Dylan played a lengthy and inspired harp solo at the end of the song 
which redeemed hearing this song again.

On to the electric set...

Tom Thumb's Blues (Larry on pedal steel) - The first big surprise of the
evening. It was very loose and raw but it was a lot of fun. Dylan did a bit 
of dancing and leaned into the lyrics with a lot of passion. He was 
definitely enjoying himself by this point.

Shelter From the Storm(Larry on pedal steel and Dylan on harp)) -
Another surprise and a very welcome one at that. This was high on my
list of songs I'd love to hear live. It was a minor disappointment as
the band seemed to fall out of sync as Kemper was off in his own world
pounding away like  mad on the drums. A couple of mean glances from
Dylan did nothing to soften Kempers pounding. Dylan attempted a harp
solo after the last verse but gave up when it was evident that Kemper
was going to bang his drums as hard as possible no matter what the rest
of the band was doing.

(Side note)    After "Shelter", Dylan walked over to the front of
Kemper's drums and mouthed what seemed like "simmer down" or "settle
down', maybe "slow it down". It was something like that. Dylan said to
the crowd "We're tryin' to get it together" but before he got all the
words out the band started the intro to ...

Tombstone Blues - This was played loud and fast and totally redeemed the
minor disappointment of ‘Shelter". Charlie Sexton and Larry Campbell
were both given ample room to play some great guitar leads. Sexton
definitely seems to be the lead guitarist now that Campbell sems to be
filling in the color that was missed when Bucky Baxter left this spring.

Blind Willie Mctell(Larry on Dobro) - Another high one on the list of
songs i hoped to see live and it didn't disappoint at all. It was played very 
slow and passionate with great vocal nuances by Dylan.
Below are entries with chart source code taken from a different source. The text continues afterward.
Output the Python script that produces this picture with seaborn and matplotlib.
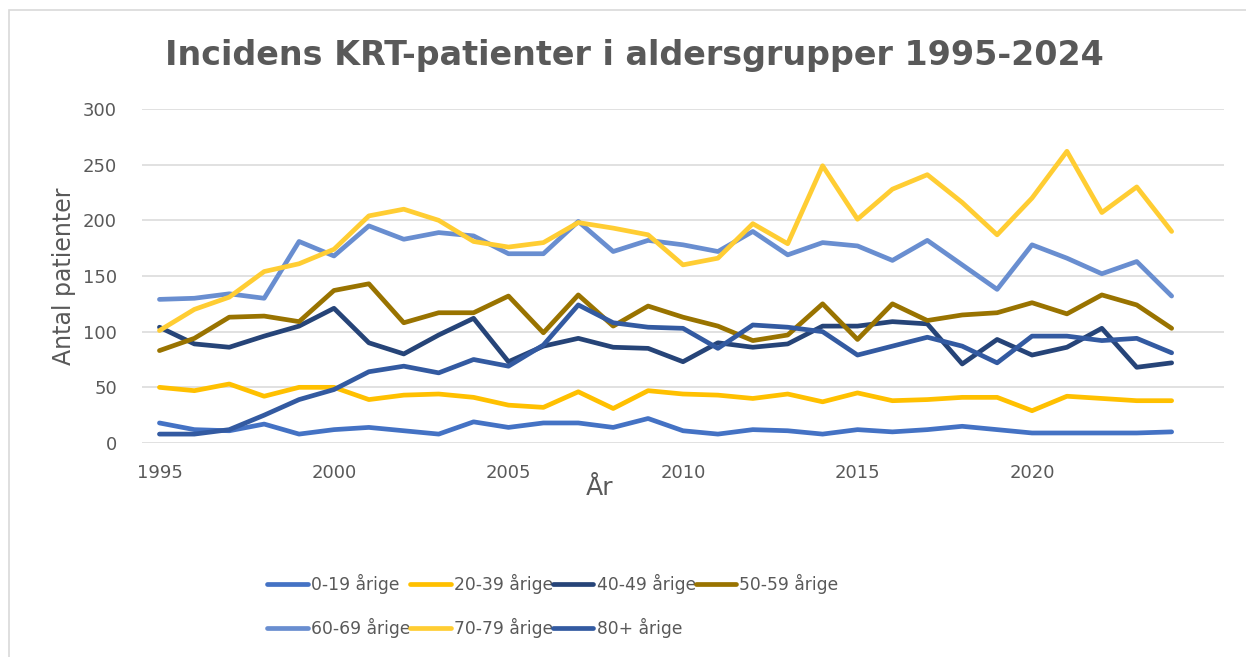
import numpy as np
import pandas as pd
import matplotlib
matplotlib.use("Agg")
import matplotlib.pyplot as plt
import seaborn as sns
from matplotlib.patches import Rectangle

# Data
years = list(range(1995, 2025))
v0_19 = [18, 12, 11, 17, 8, 12, 14, 11, 8, 19, 14, 18, 18, 14, 22, 11, 8, 12, 11, 8, 12, 10, 12, 15, 12, 9, 9, 9, 9, 10]
v20_39 = [50, 47, 53, 42, 50, 50, 39, 43, 44, 41, 34, 32, 46, 31, 47, 44, 43, 40, 44, 37, 45, 38, 39, 41, 41, 29, 42, 40, 38, 38]
v40_49 = [104, 89, 86, 96, 105, 121, 90, 80, 97, 112, 73, 87, 94, 86, 85, 73, 90, 86, 89, 105, 105, 109, 107, 71, 93, 79, 86, 103, 68, 72]
v50_59 = [83, 94, 113, 114, 109, 137, 143, 108, 117, 117, 132, 99, 133, 105, 123, 113, 105, 92, 97, 125, 93, 125, 110, 115, 117, 126, 116, 133, 124, 103]
v60_69 = [129, 130, 134, 130, 181, 168, 195, 183, 189, 186, 170, 170, 199, 172, 182, 178, 172, 190, 169, 180, 177, 164, 182, 160, 138, 178, 166, 152, 163, 132]
v70_79 = [101, 120, 131, 154, 161, 174, 204, 210, 200, 181, 176, 180, 198, 193, 187, 160, 166, 197, 179, 249, 201, 228, 241, 216, 187, 220, 262, 207, 230, 190]
v80 = [8, 8, 12, 25, 39, 48, 64, 69, 63, 75, 69, 88, 124, 108, 104, 103, 85, 106, 104, 100, 79, 87, 95, 87, 72, 96, 96, 92, 94, 81]

groups = ["0-19 årige", "20-39 årige", "40-49 årige", "50-59 årige",
          "60-69 årige", "70-79 årige", "80+ årige"]
colors = ["#4472C4", "#FFC000", "#264478", "#997300", "#698ED0", "#FFCD33", "#335AA1"]
xticks = [1995, 2000, 2005, 2010, 2015, 2020]
yticks = [0, 50, 100, 150, 200, 250, 300]

series = [v0_19, v20_39, v40_49, v50_59, v60_69, v70_79, v80]
frames = []
for g, vals in zip(groups, series):
    frames.append(pd.DataFrame({"År": years, "Antal": vals, "Gruppe": g}))
df = pd.concat(frames, ignore_index=True)

sns.set_style("white")
plt.rcParams['font.family'] = ['DejaVu Sans']
grey = "#595959"
lw = 3.4

fig = plt.figure(figsize=(12.46, 6.57), dpi=100)
ax = fig.add_axes([142 / 1246, 1 - 443 / 657, 1082 / 1246, 334 / 657])

sns.lineplot(data=df, x="År", y="Antal", hue="Gruppe", palette=colors,
             hue_order=groups, linewidth=lw, ax=ax, legend=False,
             solid_capstyle="round", solid_joinstyle="round")

ax.set_xlim(1994.5, 2025.5)
ax.set_ylim(0, 300)
ax.set_xticks(xticks)
ax.set_yticks(yticks)
ax.yaxis.grid(True, color="#D9D9D9", linewidth=1.1)
ax.set_axisbelow(True)
for s in ax.spines.values():
    s.set_visible(False)
ax.tick_params(axis="both", length=0, labelsize=13, labelcolor=grey)
ax.tick_params(axis="y", pad=18)
ax.tick_params(axis="x", pad=15)

ax.set_xlabel("År", fontsize=18, color=grey)
ax.xaxis.set_label_coords((600 - 142) / 1082, -0.098)
ax.set_ylabel("Antal patienter", fontsize=17, color=grey)
ax.yaxis.set_label_coords(-0.061, 0.5)

fig.text(634 / 1246, 1 - 55 / 657, "Incidens KRT-patienter i aldersgrupper 1995-2024",
         ha="center", va="center", fontsize=24, fontweight="bold", color=grey)

# legend, reordered so matplotlib's column-major fill gives row-major rows
handles = [plt.Line2D([], [], color=c, linewidth=lw, solid_capstyle="round") for c in colors]
order = [0, 4, 1, 5, 2, 6, 3]
leg = fig.legend([handles[i] for i in order], [groups[i] for i in order],
                 ncol=4, loc="center", bbox_to_anchor=(553 / 1246, 1 - 606 / 657),
                 frameon=False, fontsize=12.3, handlelength=2.35, handletextpad=0.2,
                 columnspacing=0.0, labelspacing=1.4)
for t in leg.get_texts():
    t.set_color(grey)

# chart area border (cropped on the right and bottom)
fig.patches.append(Rectangle((9 / 1246, -0.1), 1.2, 1 - 10 / 657 + 0.1,
                             transform=fig.transFigure, fill=False,
                             edgecolor="#D9D9D9", linewidth=1.2))

fig.savefig("out.png", dpi=100)
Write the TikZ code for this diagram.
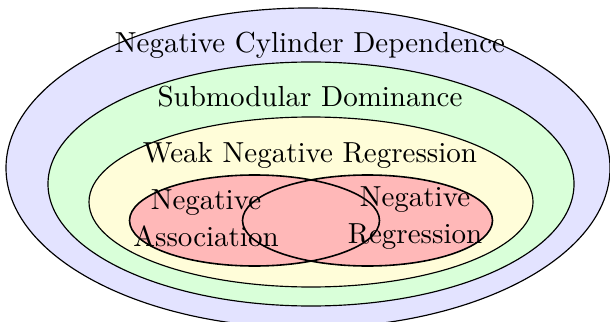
\documentclass[tikz,border=0pt]{standalone}
\begin{document}
\begin{tikzpicture}[x=0.345pt,y=-0.345pt,
  lbl/.style={font=\fontsize{10}{12.8}\selectfont, align=center, inner sep=0pt},
  ring/.style={draw=black, thin}]
\useasboundingbox (0,0) rectangle (610,321);
\begin{scope}
\clip (0,0) rectangle (610,321);
\filldraw[ring, fill=blue!11] (308,168) ellipse (302 and 160);
\end{scope}
\filldraw[ring, fill=green!15] (311,184) ellipse (263 and 122);
\filldraw[ring, fill=yellow!15] (311,202) ellipse (222 and 85);
\fill[red!28] (254.5,220.5) ellipse (125 and 45.5);
\fill[red!28] (367.5,220.5) ellipse (125 and 45.5);
\draw[line width=0.55pt] (254.5,220.5) ellipse (125 and 45.5);
\draw[line width=0.55pt] (367.5,220.5) ellipse (125 and 45.5);
\node[lbl] (ncd) at (310,45) {Negative Cylinder Dependence};
\node[lbl] (sd) at (310,97) {Submodular Dominance};
\node[lbl] (wnr) at (310,155) {Weak Negative Regression};
\node[lbl] (na) at (206,218) {Negative\\Association};
\node[lbl] (nr) at (415,218) {Negative\\Regression};
\end{tikzpicture}
\end{document}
His vocals were 
very strong and upfront all night long and especially on this tune.

You Ain't Gon' Nowhere(Larry on pedal steel and Dylan on harp) - This
was great to hear and this was played very tightly and the vocals by Larry 
and Charlie were angelic. Their voices blend very well together along with 
Dylan's deeper growling sound on the chorus.

Highway 61(Larry on steel) - As usual,  this was a great set closer and
always a great time for band and audience. Charlie Sexton played some
very good solos while Tony and Garnier laid down a very rocking groove
behind him. Dylan was hamming it up with his hopping around and leg
wiggling. The song raged loud and strong leaving the crowd in rapture as
they left the stage.


Lovesick- After all but abandoning this tune over the summer, Dylan
reworked and reintroduced it with a few vocal changes("i want to take to
the road and plunder" became "i feel plowed under") and a slightly
darker groove. Dylan was singing very loudly and distinctly into the mic
and grinning at the first few rows of the crowd between verses.
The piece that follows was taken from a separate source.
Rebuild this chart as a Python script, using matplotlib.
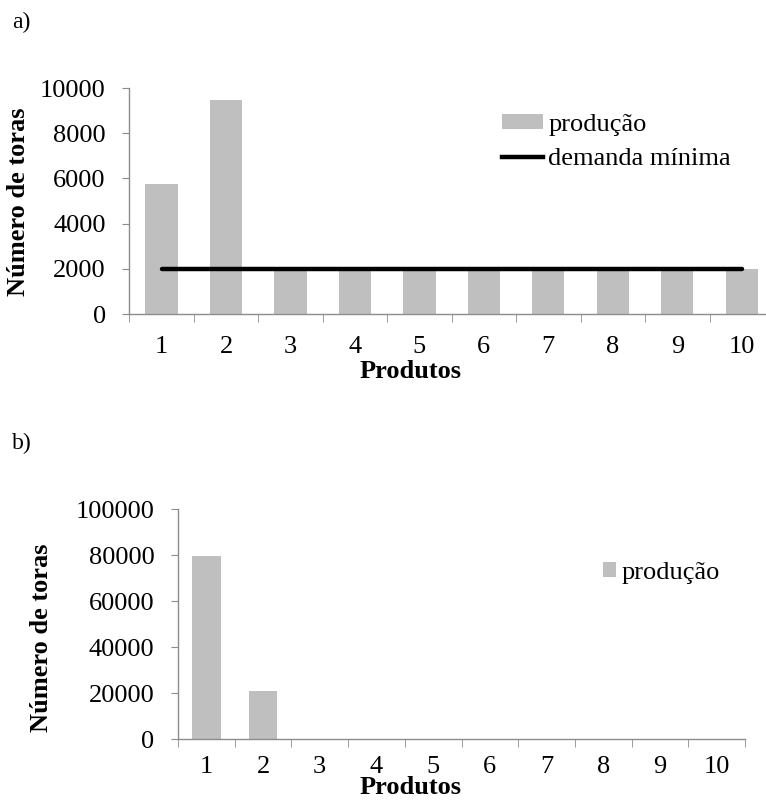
import matplotlib.pyplot as plt
from matplotlib.patches import Patch
from matplotlib.lines import Line2D
import numpy as np

plt.rcParams['font.family'] = ['Liberation Serif', 'DejaVu Serif']

produtos = [1, 2, 3, 4, 5, 6, 7, 8, 9, 10]
producao_a = [5750, 9450, 2000, 2000, 2000, 2000, 2000, 2000, 2000, 2000]
demanda_a = [2000, 2000, 2000, 2000, 2000, 2000, 2000, 2000, 2000, 2000]
producao_b = [79700, 20900, 0, 0, 0, 0, 0, 0, 0, 0]

bar_color = '#bfbfbf'
axis_color = '#8c8c8c'
fs = 19
W, H = 766, 800

fig = plt.figure(figsize=(W / 100, H / 100), dpi=100)


def style_axes(ax, ymax, ystep, xpad):
    ax.set_xlim(0.5, 10.5)
    ax.set_ylim(0, ymax)
    for s in ['top', 'right']:
        ax.spines[s].set_visible(False)
    for s in ['left', 'bottom']:
        ax.spines[s].set_color(axis_color)
        ax.spines[s].set_linewidth(1.0)
    ax.set_yticks(np.arange(0, ymax + 1, ystep))
    ax.set_xticks(produtos)
    ax.set_xticklabels([str(p) for p in produtos])
    ax.set_xticks(np.arange(0.5, 11, 1), minor=True)
    ax.tick_params(axis='x', which='major', length=0, pad=xpad, labelsize=fs)
    ax.tick_params(axis='x', which='minor', length=6, color=axis_color, direction='out')
    ax.tick_params(axis='y', length=5, color=axis_color, direction='out', pad=12, labelsize=fs)


# a)
ax1 = fig.add_axes([129.3 / W, 1 - 314 / H, 644.7 / W, 226 / H])
ax1.bar(produtos, producao_a, width=0.5, color=bar_color, zorder=2)
ax1.plot(produtos, demanda_a, color='black', linewidth=3.2, solid_capstyle='round', zorder=3)
style_axes(ax1, 10000, 2000, 16)
handles = [Patch(facecolor=bar_color, edgecolor='none', label='produção'),
           Line2D([], [], color='black', linewidth=3.2, label='demanda mínima')]
ax1.legend(handles=handles, loc='upper left', bbox_to_anchor=(502 / W, 1 - 114 / H),
           bbox_transform=fig.transFigure, frameon=False, fontsize=fs, borderpad=0,
           borderaxespad=0, handlelength=1.55, handleheight=0.5, handletextpad=0.2,
           labelspacing=0.47)

# b)
ax2 = fig.add_axes([178 / W, 1 - 739 / H, 567 / W, 230 / H])
ax2.bar(produtos, producao_b, width=0.5, color=bar_color, zorder=2)
style_axes(ax2, 100000, 20000, 12)
ax2.legend(handles=[Patch(facecolor=bar_color, edgecolor='none', label='produção')],
           loc='upper left', bbox_to_anchor=(603 / W, 1 - 562 / H),
           bbox_transform=fig.transFigure, frameon=False, fontsize=fs, borderpad=0,
           borderaxespad=0, handlelength=0.5, handleheight=0.5, handletextpad=0.2)

# labels
fig.text(12 / W, 1 - 22 / H, 'a)', fontsize=17, ha='left', va='center')
fig.text(12 / W, 1 - 443 / H, 'b)', fontsize=17, ha='left', va='center')
fig.text(19 / W, 1 - 202 / H, 'Número de toras', fontsize=fs, fontweight='bold',
         rotation=90, ha='center', va='center')
fig.text(42 / W, 1 - 638 / H, 'Número de toras', fontsize=fs, fontweight='bold',
         rotation=90, ha='center', va='center')
fig.text(411 / W, 1 - 371 / H, 'Produtos', fontsize=fs, fontweight='bold',
         ha='center', va='center')
fig.text(411 / W, 1 - 788 / H, 'Produtos', fontsize=fs, fontweight='bold',
         ha='center', va='center')

fig.savefig('out.png', dpi=100)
Cat's in the Well-Wow! Another surprise and a terrific one at that. Lots
of soloing and fiery fret work from Sexton again. He was really taking
charge in the instrumental passages all night.
They played the song as tight as if they had played it every night. It
was that technically perfect.
Dylan also was leaning hard into the vocals and interacting with the
crowd. He was very animated and did several little dances between
verses. He did quite a few knee bends and his head bobbing was working
overtime. The biggest highlight among a night of highlights!

Don't Think Twice(acoustic with harp)-Anything would have been a let
down after "Cat's in the Well". This was decently played but nothing
special. It was played slower than i remember it being played earlier
this year.

Not Fade Away- It brought the house down and Dylan was dancing wildly.
Campbell smiled for the first time all night as his pick went flying
during the instrumental bridge. He half shrugged at Dylan who didn't
seem to notice.  The crowd was singing along for the whole song and it
was as usual a great way to end a great show. Tomorrow, we'll be attending
a show at Penn State and after a show like tonight, we can only dream of
the possibilities.  Onward to Happy Valley.